Spatial computation on a homogeneous, many-core architecture

With abundant transistors but limited energy budgets, chip designs have trended towards multiple cores and specialised logic which is used infrequently. This approach allows computer architects to sidestep the utilisation wall: the idea that we can place more transistors on a chip than we can use simultaneously. This suggests that transistors’ functions should be specialised, so only a small fraction of the chip need be active at a time. However, as trade-offs continue to change, this approach will become less effective. Increasing heterogeneity increases complexity, and this makes it harder to validate the chip’s design; harder to generate optimised code; and harder to protect against hardware faults. Furthermore, beyond 28nm, we can no longer assume that smaller transistors will always be cheaper, so we cannot continue to provide dedicated logic which will be used infrequently. Instead, we propose switching to a homogeneous approach, and implementing the necessary specialisation in software.
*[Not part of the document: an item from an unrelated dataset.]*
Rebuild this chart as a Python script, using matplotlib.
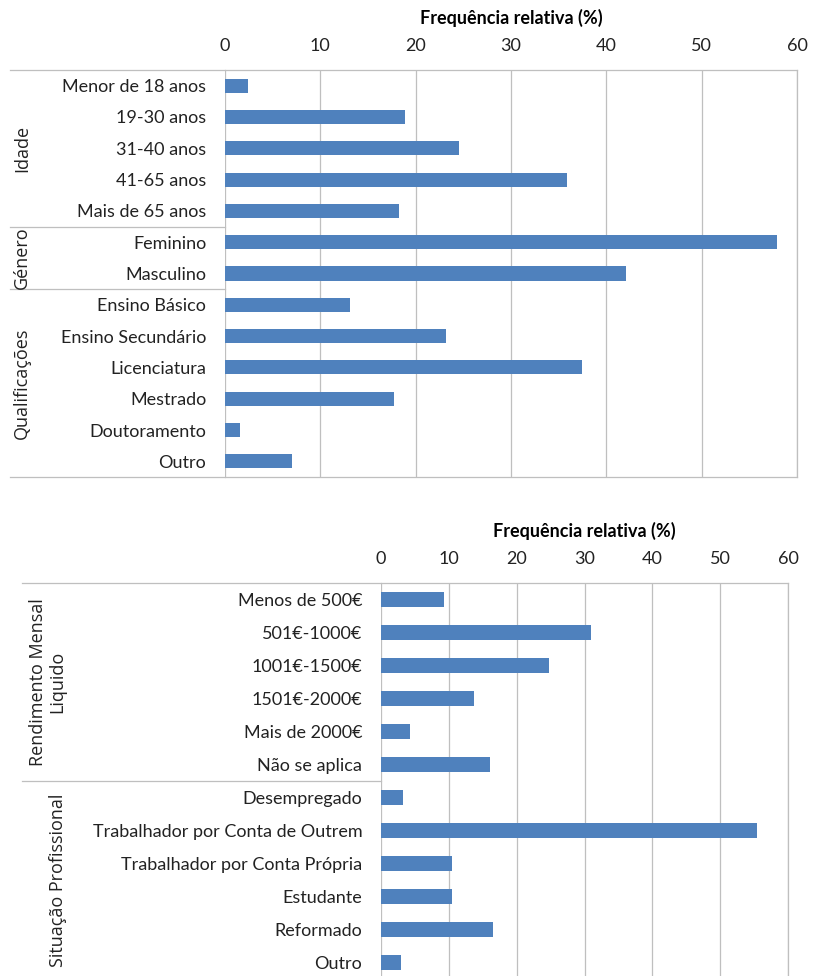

Having a single computation unit which is repeated many times reduces complexity and so makes the problems of validation, compilation and fault tolerance easier to solve. Homogeneous systems have the additional advantage that they are general-purpose, so a wider range of applications can be usefully accelerated. The challenge then becomes: how do we make use of all the available processors? A thread-based approach will only get us so far. Thread-level parallelism (TLP) is only abundant in a small fraction of code, and TLP in general applications has remained stubbornly low [3]. Instead, we show that if communication between cores is low-latency and low-energy, large numbers of them can be grouped together at run-time to implement a virtual architecture optimised for a particular application. This virtual architecture can be given the ideal cache capacity, communication structure and number of functional units to execute a task efficiently. Since the underlying architecture is homogeneous, there is also scope for dynamically varying the resources allocated, depending on circumstances such as contention, priority and power budget.